[Extracted records]
:::::

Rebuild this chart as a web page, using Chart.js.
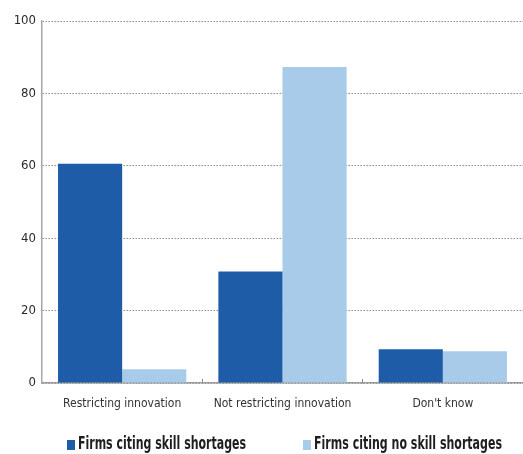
<!DOCTYPE html>
<html>
<head>
<meta charset="utf-8">
<script src="https://cdn.jsdelivr.net/npm/chart.js@4"></script>
<style>
  html, body { margin: 0; padding: 0; background: #fff; }
  #wrap { width: 523px; height: 454px; position: relative; }
</style>
</head>
<body>
<div id="wrap"><canvas id="chart"></canvas></div>
<script>
// data
var categories = ['Restricting innovation', 'Not restricting innovation', "Don't know"];
var seriesNames = ['Firms citing skill shortages', 'Firms citing no skill shortages'];
var skillShortage = [60.6, 30.8, 9.3];
var noSkillShortage = [3.8, 87.3, 8.8];
var yTicks = [0, 20, 40, 60, 80, 100];

var NARROW = "'DejaVu Sans Condensed', 'Liberation Sans Narrow', sans-serif";
var DARK = '#1f5ca8';
var LIGHT = '#a8cbea';

// legend drawn by hand: the original uses a tall, very narrow face,
// so the text is squeezed sideways to the width it has there
var bottomLegend = {
    id: 'bottomLegend',
    afterDraw(chart) {
        const ctx = chart.ctx;
        const xs = [67, 303];
        const widths = [168, 188];
        ctx.save();
        ctx.font = '600 17px ' + NARROW;
        ctx.textBaseline = 'middle';
        ctx.textAlign = 'left';
        chart.data.datasets.forEach((ds, i) => {
            ctx.fillStyle = ds.backgroundColor;
            ctx.fillRect(xs[i], 440, 8, 10);
            const w = ctx.measureText(ds.label).width;
            ctx.save();
            ctx.translate(xs[i] + 11, 445);
            ctx.scale(widths[i] / w, 1);
            ctx.fillStyle = '#1e1e1e';
            ctx.fillText(ds.label, 0, 0);
            ctx.restore();
        });
        ctx.restore();
    }
};

new Chart(document.getElementById('chart'), {
    type: 'bar',
    data: {
        labels: categories,
        datasets: [{
            label: seriesNames[0],
            data: skillShortage,
            backgroundColor: DARK,
            categoryPercentage: 0.8,
            barPercentage: 1.0
        }, {
            label: seriesNames[1],
            data: noSkillShortage,
            backgroundColor: LIGHT,
            categoryPercentage: 0.8,
            barPercentage: 1.0
        }]
    },
    options: {
        responsive: true,
        maintainAspectRatio: false,
        animation: false,
        layout: { padding: { top: 21, right: 0, bottom: 0, left: 0 } },
        plugins: {
            legend: { display: false },
            tooltip: { enabled: false }
        },
        scales: {
            x: {
                afterFit: s => { s.height = 71; },
                grid: {
                    drawOnChartArea: false,
                    tickLength: -4,
                    color: '#8a8a8a'
                },
                border: { color: '#9c9c9c', width: 1.5 },
                ticks: {
                    color: '#333',
                    font: { family: NARROW, size: 12 },
                    padding: 18,
                    autoSkip: false,
                    maxRotation: 0
                }
            },
            y: {
                min: 0,
                max: 100,
                afterFit: s => { s.width = 42; },
                afterBuildTicks: s => { s.ticks = yTicks.map(v => ({ value: v })); },
                grid: {
                    color: '#8c8c8c',
                    lineWidth: 1,
                    drawTicks: false
                },
                // in v4 border.dash styles the grid lines, the axis line stays solid
                border: { color: '#a8a8a8', width: 1.5, dash: [1.5, 1.5] },
                ticks: {
                    color: '#2a2a2a',
                    font: { family: NARROW, size: 13 },
                    padding: 6
                }
            }
        }
    },
    plugins: [bottomLegend]
});
</script>
</body>
</html>
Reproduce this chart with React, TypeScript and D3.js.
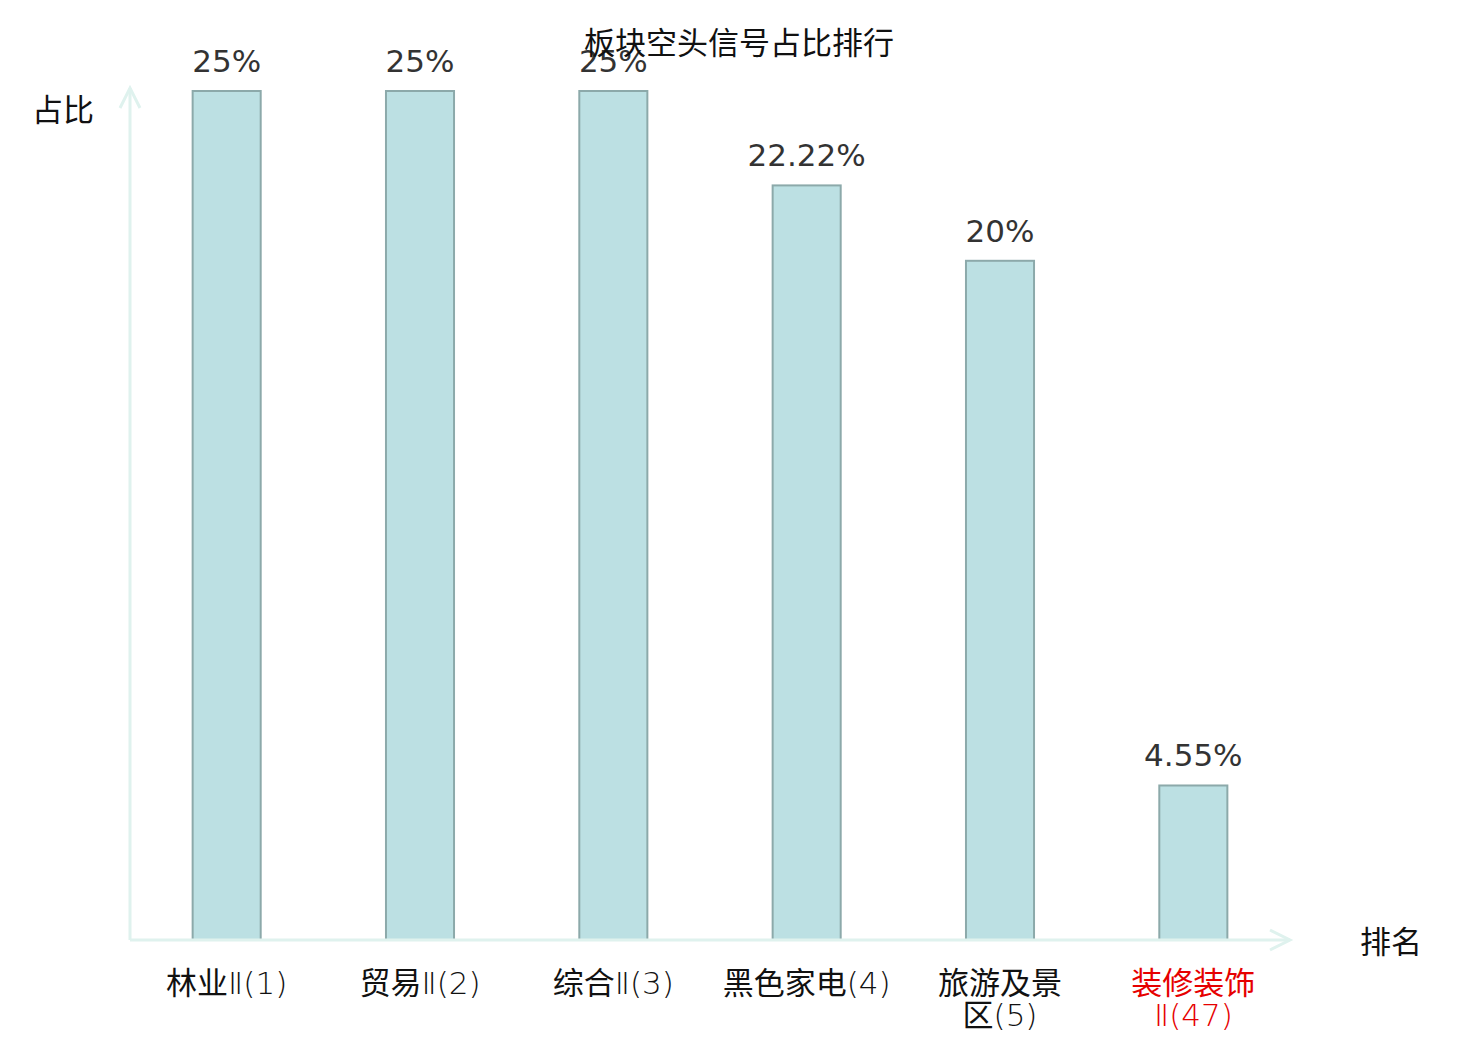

:::::

-- EXERCISE TASK --
Exactly as written, return every line of the listing, but not the pictures.

-- RESPONSE TO THIS TASK --
Rebuild this chart as a web page, using Chart.js.
<!DOCTYPE html>
<html>
<head>
<meta charset="utf-8">
<script src="https://cdn.jsdelivr.net/npm/chart.js@4"></script>
<style>
  html, body { margin: 0; padding: 0; background: #fff; }
  #wrap { width: 523px; height: 454px; position: relative; }
</style>
</head>
<body>
<div id="wrap"><canvas id="chart"></canvas></div>
<script>
// data
var categories = ['Restricting innovation', 'Not restricting innovation', "Don't know"];
var seriesNames = ['Firms citing skill shortages', 'Firms citing no skill shortages'];
var skillShortage = [60.6, 30.8, 9.3];
var noSkillShortage = [3.8, 87.3, 8.8];
var yTicks = [0, 20, 40, 60, 80, 100];

var NARROW = "'DejaVu Sans Condensed', 'Liberation Sans Narrow', sans-serif";
var DARK = '#1f5ca8';
var LIGHT = '#a8cbea';

// legend drawn by hand: the original uses a tall, very narrow face,
// so the text is squeezed sideways to the width it has there
var bottomLegend = {
    id: 'bottomLegend',
    afterDraw(chart) {
        const ctx = chart.ctx;
        const xs = [67, 303];
        const widths = [168, 188];
        ctx.save();
        ctx.font = '600 17px ' + NARROW;
        ctx.textBaseline = 'middle';
        ctx.textAlign = 'left';
        chart.data.datasets.forEach((ds, i) => {
            ctx.fillStyle = ds.backgroundColor;
            ctx.fillRect(xs[i], 440, 8, 10);
            const w = ctx.measureText(ds.label).width;
            ctx.save();
            ctx.translate(xs[i] + 11, 445);
            ctx.scale(widths[i] / w, 1);
            ctx.fillStyle = '#1e1e1e';
            ctx.fillText(ds.label, 0, 0);
            ctx.restore();
        });
        ctx.restore();
    }
};

new Chart(document.getElementById('chart'), {
    type: 'bar',
    data: {
        labels: categories,
        datasets: [{
            label: seriesNames[0],
            data: skillShortage,
            backgroundColor: DARK,
            categoryPercentage: 0.8,
            barPercentage: 1.0
        }, {
            label: seriesNames[1],
            data: noSkillShortage,
            backgroundColor: LIGHT,
            categoryPercentage: 0.8,
            barPercentage: 1.0
        }]
    },
    options: {
        responsive: true,
        maintainAspectRatio: false,
        animation: false,
        layout: { padding: { top: 21, right: 0, bottom: 0, left: 0 } },
        plugins: {
            legend: { display: false },
            tooltip: { enabled: false }
        },
        scales: {
            x: {
                afterFit: s => { s.height = 71; },
                grid: {
                    drawOnChartArea: false,
                    tickLength: -4,
                    color: '#8a8a8a'
                },
                border: { color: '#9c9c9c', width: 1.5 },
                ticks: {
                    color: '#333',
                    font: { family: NARROW, size: 12 },
                    padding: 18,
                    autoSkip: false,
                    maxRotation: 0
                }
            },
            y: {
                min: 0,
                max: 100,
                afterFit: s => { s.width = 42; },
                afterBuildTicks: s => { s.ticks = yTicks.map(v => ({ value: v })); },
                grid: {
                    color: '#8c8c8c',
                    lineWidth: 1,
                    drawTicks: false
                },
                // in v4 border.dash styles the grid lines, the axis line stays solid
                border: { color: '#a8a8a8', width: 1.5, dash: [1.5, 1.5] },
                ticks: {
                    color: '#2a2a2a',
                    font: { family: NARROW, size: 13 },
                    padding: 6
                }
            }
        }
    },
    plugins: [bottomLegend]
});
</script>
</body>
</html>
Reproduce this chart with React, TypeScript and D3.js.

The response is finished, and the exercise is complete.